» **Task**
Copy out the listing that follows, exactly, without its pictures.

» **Provided data**

** Begin **

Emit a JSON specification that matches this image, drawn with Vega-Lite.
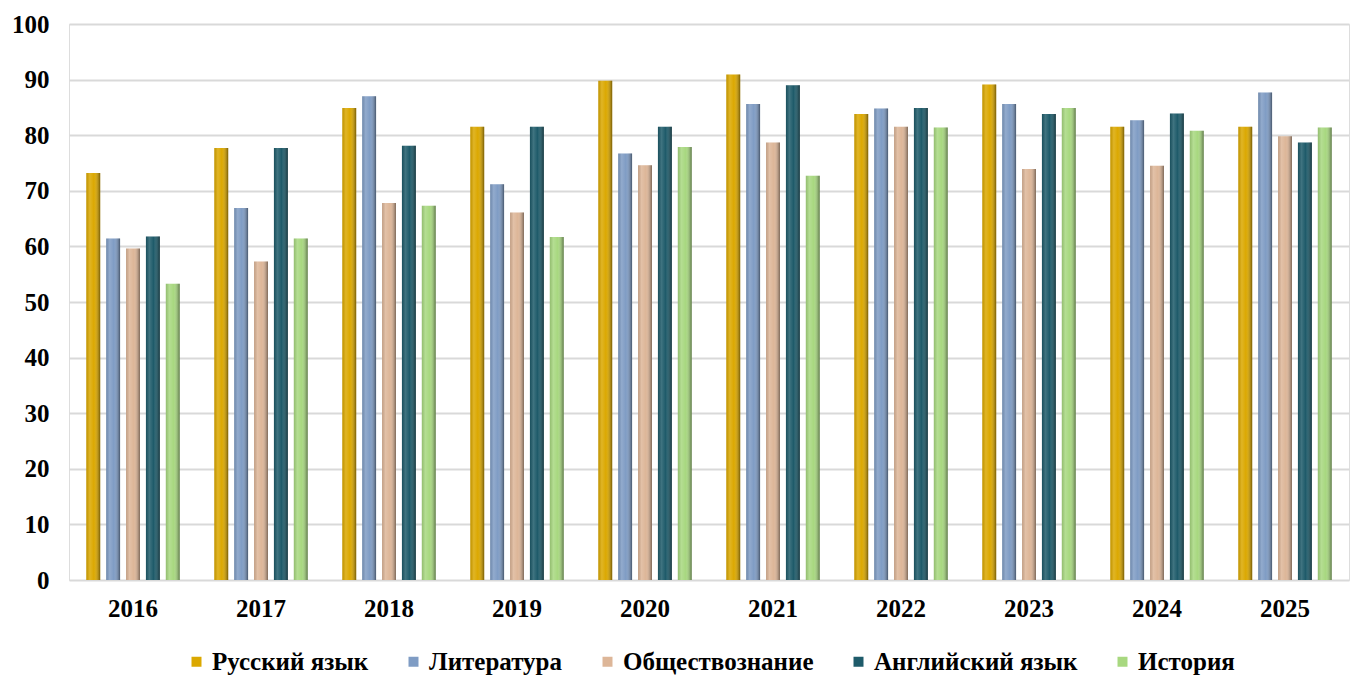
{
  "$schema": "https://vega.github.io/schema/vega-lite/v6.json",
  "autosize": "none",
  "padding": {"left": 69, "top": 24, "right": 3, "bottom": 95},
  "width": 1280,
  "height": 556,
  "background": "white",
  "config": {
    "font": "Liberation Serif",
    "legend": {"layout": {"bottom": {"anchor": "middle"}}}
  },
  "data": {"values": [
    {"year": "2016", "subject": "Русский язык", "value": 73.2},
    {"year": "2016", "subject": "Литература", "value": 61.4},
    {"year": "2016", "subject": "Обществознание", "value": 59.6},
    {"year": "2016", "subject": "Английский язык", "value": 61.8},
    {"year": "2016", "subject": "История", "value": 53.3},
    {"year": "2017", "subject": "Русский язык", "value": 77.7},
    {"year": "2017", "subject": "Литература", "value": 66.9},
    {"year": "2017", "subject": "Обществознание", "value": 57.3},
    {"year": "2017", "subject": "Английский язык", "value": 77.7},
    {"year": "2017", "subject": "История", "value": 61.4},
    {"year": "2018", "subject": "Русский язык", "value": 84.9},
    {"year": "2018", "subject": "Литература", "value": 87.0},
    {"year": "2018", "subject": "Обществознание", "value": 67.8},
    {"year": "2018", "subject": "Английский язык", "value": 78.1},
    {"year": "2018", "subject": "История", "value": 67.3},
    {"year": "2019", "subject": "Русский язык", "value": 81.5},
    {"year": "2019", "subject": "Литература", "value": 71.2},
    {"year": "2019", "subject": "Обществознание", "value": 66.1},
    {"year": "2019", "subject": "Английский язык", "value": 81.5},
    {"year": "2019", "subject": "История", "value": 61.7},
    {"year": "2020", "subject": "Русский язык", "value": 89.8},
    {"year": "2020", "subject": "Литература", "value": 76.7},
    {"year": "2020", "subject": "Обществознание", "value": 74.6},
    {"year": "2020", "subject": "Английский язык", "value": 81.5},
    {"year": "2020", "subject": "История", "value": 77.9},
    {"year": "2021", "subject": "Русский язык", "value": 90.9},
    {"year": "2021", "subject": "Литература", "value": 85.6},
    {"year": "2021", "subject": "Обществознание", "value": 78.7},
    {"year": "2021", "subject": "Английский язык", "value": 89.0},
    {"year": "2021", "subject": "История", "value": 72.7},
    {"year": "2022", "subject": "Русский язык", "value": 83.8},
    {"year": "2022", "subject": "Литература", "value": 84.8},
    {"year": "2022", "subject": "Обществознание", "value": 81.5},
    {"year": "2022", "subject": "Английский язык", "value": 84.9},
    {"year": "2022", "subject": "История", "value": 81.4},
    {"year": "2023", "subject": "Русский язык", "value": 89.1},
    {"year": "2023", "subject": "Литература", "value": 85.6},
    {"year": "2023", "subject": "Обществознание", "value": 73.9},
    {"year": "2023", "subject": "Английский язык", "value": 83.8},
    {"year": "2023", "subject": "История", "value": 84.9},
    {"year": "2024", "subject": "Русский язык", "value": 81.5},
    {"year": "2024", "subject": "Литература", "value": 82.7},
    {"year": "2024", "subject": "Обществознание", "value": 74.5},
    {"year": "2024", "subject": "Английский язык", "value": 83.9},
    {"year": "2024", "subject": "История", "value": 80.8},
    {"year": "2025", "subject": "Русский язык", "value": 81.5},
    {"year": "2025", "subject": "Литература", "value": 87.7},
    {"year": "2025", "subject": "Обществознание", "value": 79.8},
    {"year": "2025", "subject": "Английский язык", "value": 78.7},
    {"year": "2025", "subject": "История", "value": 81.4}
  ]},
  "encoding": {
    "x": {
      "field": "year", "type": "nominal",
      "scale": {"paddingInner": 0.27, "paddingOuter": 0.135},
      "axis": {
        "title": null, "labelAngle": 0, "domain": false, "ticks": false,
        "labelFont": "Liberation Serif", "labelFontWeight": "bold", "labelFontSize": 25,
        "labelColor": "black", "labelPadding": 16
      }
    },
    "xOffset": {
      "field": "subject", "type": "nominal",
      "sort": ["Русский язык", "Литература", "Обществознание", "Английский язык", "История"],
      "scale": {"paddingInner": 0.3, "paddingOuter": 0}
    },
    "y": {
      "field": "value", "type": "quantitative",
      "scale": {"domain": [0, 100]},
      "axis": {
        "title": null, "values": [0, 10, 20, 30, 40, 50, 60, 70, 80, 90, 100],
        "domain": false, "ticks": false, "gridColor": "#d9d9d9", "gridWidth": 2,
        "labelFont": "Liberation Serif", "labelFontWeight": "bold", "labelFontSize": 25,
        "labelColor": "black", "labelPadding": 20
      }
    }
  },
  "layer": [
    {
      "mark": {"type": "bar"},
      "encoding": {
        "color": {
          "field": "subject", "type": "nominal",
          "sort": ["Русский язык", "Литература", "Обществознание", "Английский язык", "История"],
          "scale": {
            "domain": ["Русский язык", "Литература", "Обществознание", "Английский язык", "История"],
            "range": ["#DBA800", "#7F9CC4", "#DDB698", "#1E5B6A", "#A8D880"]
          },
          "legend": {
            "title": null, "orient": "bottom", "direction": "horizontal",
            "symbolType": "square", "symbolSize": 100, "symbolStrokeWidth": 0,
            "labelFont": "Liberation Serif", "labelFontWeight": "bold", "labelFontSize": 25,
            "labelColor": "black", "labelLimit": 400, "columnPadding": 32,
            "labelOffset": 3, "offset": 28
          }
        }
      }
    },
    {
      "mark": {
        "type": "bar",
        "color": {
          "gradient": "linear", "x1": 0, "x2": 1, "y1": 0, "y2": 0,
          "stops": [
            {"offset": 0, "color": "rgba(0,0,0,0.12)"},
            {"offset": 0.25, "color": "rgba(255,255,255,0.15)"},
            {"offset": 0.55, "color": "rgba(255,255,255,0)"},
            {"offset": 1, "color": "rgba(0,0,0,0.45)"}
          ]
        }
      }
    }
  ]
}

** End **

» **The solution**
Emit a JSON specification that matches this image, drawn with Vega-Lite.
{
  "$schema": "https://vega.github.io/schema/vega-lite/v6.json",
  "autosize": "none",
  "padding": {"left": 69, "top": 24, "right": 3, "bottom": 95},
  "width": 1280,
  "height": 556,
  "background": "white",
  "config": {
    "font": "Liberation Serif",
    "legend": {"layout": {"bottom": {"anchor": "middle"}}}
  },
  "data": {"values": [
    {"year": "2016", "subject": "Русский язык", "value": 73.2},
    {"year": "2016", "subject": "Литература", "value": 61.4},
    {"year": "2016", "subject": "Обществознание", "value": 59.6},
    {"year": "2016", "subject": "Английский язык", "value": 61.8},
    {"year": "2016", "subject": "История", "value": 53.3},
    {"year": "2017", "subject": "Русский язык", "value": 77.7},
    {"year": "2017", "subject": "Литература", "value": 66.9},
    {"year": "2017", "subject": "Обществознание", "value": 57.3},
    {"year": "2017", "subject": "Английский язык", "value": 77.7},
    {"year": "2017", "subject": "История", "value": 61.4},
    {"year": "2018", "subject": "Русский язык", "value": 84.9},
    {"year": "2018", "subject": "Литература", "value": 87.0},
    {"year": "2018", "subject": "Обществознание", "value": 67.8},
    {"year": "2018", "subject": "Английский язык", "value": 78.1},
    {"year": "2018", "subject": "История", "value": 67.3},
    {"year": "2019", "subject": "Русский язык", "value": 81.5},
    {"year": "2019", "subject": "Литература", "value": 71.2},
    {"year": "2019", "subject": "Обществознание", "value": 66.1},
    {"year": "2019", "subject": "Английский язык", "value": 81.5},
    {"year": "2019", "subject": "История", "value": 61.7},
    {"year": "2020", "subject": "Русский язык", "value": 89.8},
    {"year": "2020", "subject": "Литература", "value": 76.7},
    {"year": "2020", "subject": "Обществознание", "value": 74.6},
    {"year": "2020", "subject": "Английский язык", "value": 81.5},
    {"year": "2020", "subject": "История", "value": 77.9},
    {"year": "2021", "subject": "Русский язык", "value": 90.9},
    {"year": "2021", "subject": "Литература", "value": 85.6},
    {"year": "2021", "subject": "Обществознание", "value": 78.7},
    {"year": "2021", "subject": "Английский язык", "value": 89.0},
    {"year": "2021", "subject": "История", "value": 72.7},
    {"year": "2022", "subject": "Русский язык", "value": 83.8},
    {"year": "2022", "subject": "Литература", "value": 84.8},
    {"year": "2022", "subject": "Обществознание", "value": 81.5},
    {"year": "2022", "subject": "Английский язык", "value": 84.9},
    {"year": "2022", "subject": "История", "value": 81.4},
    {"year": "2023", "subject": "Русский язык", "value": 89.1},
    {"year": "2023", "subject": "Литература", "value": 85.6},
    {"year": "2023", "subject": "Обществознание", "value": 73.9},
    {"year": "2023", "subject": "Английский язык", "value": 83.8},
    {"year": "2023", "subject": "История", "value": 84.9},
    {"year": "2024", "subject": "Русский язык", "value": 81.5},
    {"year": "2024", "subject": "Литература", "value": 82.7},
    {"year": "2024", "subject": "Обществознание", "value": 74.5},
    {"year": "2024", "subject": "Английский язык", "value": 83.9},
    {"year": "2024", "subject": "История", "value": 80.8},
    {"year": "2025", "subject": "Русский язык", "value": 81.5},
    {"year": "2025", "subject": "Литература", "value": 87.7},
    {"year": "2025", "subject": "Обществознание", "value": 79.8},
    {"year": "2025", "subject": "Английский язык", "value": 78.7},
    {"year": "2025", "subject": "История", "value": 81.4}
  ]},
  "encoding": {
    "x": {
      "field": "year", "type": "nominal",
      "scale": {"paddingInner": 0.27, "paddingOuter": 0.135},
      "axis": {
        "title": null, "labelAngle": 0, "domain": false, "ticks": false,
        "labelFont": "Liberation Serif", "labelFontWeight": "bold", "labelFontSize": 25,
        "labelColor": "black", "labelPadding": 16
      }
    },
    "xOffset": {
      "field": "subject", "type": "nominal",
      "sort": ["Русский язык", "Литература", "Обществознание", "Английский язык", "История"],
      "scale": {"paddingInner": 0.3, "paddingOuter": 0}
    },
    "y": {
      "field": "value", "type": "quantitative",
      "scale": {"domain": [0, 100]},
      "axis": {
        "title": null, "values": [0, 10, 20, 30, 40, 50, 60, 70, 80, 90, 100],
        "domain": false, "ticks": false, "gridColor": "#d9d9d9", "gridWidth": 2,
        "labelFont": "Liberation Serif", "labelFontWeight": "bold", "labelFontSize": 25,
        "labelColor": "black", "labelPadding": 20
      }
    }
  },
  "layer": [
    {
      "mark": {"type": "bar"},
      "encoding": {
        "color": {
          "field": "subject", "type": "nominal",
          "sort": ["Русский язык", "Литература", "Обществознание", "Английский язык", "История"],
          "scale": {
            "domain": ["Русский язык", "Литература", "Обществознание", "Английский язык", "История"],
            "range": ["#DBA800", "#7F9CC4", "#DDB698", "#1E5B6A", "#A8D880"]
          },
          "legend": {
            "title": null, "orient": "bottom", "direction": "horizontal",
            "symbolType": "square", "symbolSize": 100, "symbolStrokeWidth": 0,
            "labelFont": "Liberation Serif", "labelFontWeight": "bold", "labelFontSize": 25,
            "labelColor": "black", "labelLimit": 400, "columnPadding": 32,
            "labelOffset": 3, "offset": 28
          }
        }
      }
    },
    {
      "mark": {
        "type": "bar",
        "color": {
          "gradient": "linear", "x1": 0, "x2": 1, "y1": 0, "y2": 0,
          "stops": [
            {"offset": 0, "color": "rgba(0,0,0,0.12)"},
            {"offset": 0.25, "color": "rgba(255,255,255,0.15)"},
            {"offset": 0.55, "color": "rgba(255,255,255,0)"},
            {"offset": 1, "color": "rgba(0,0,0,0.45)"}
          ]
        }
      }
    }
  ]
}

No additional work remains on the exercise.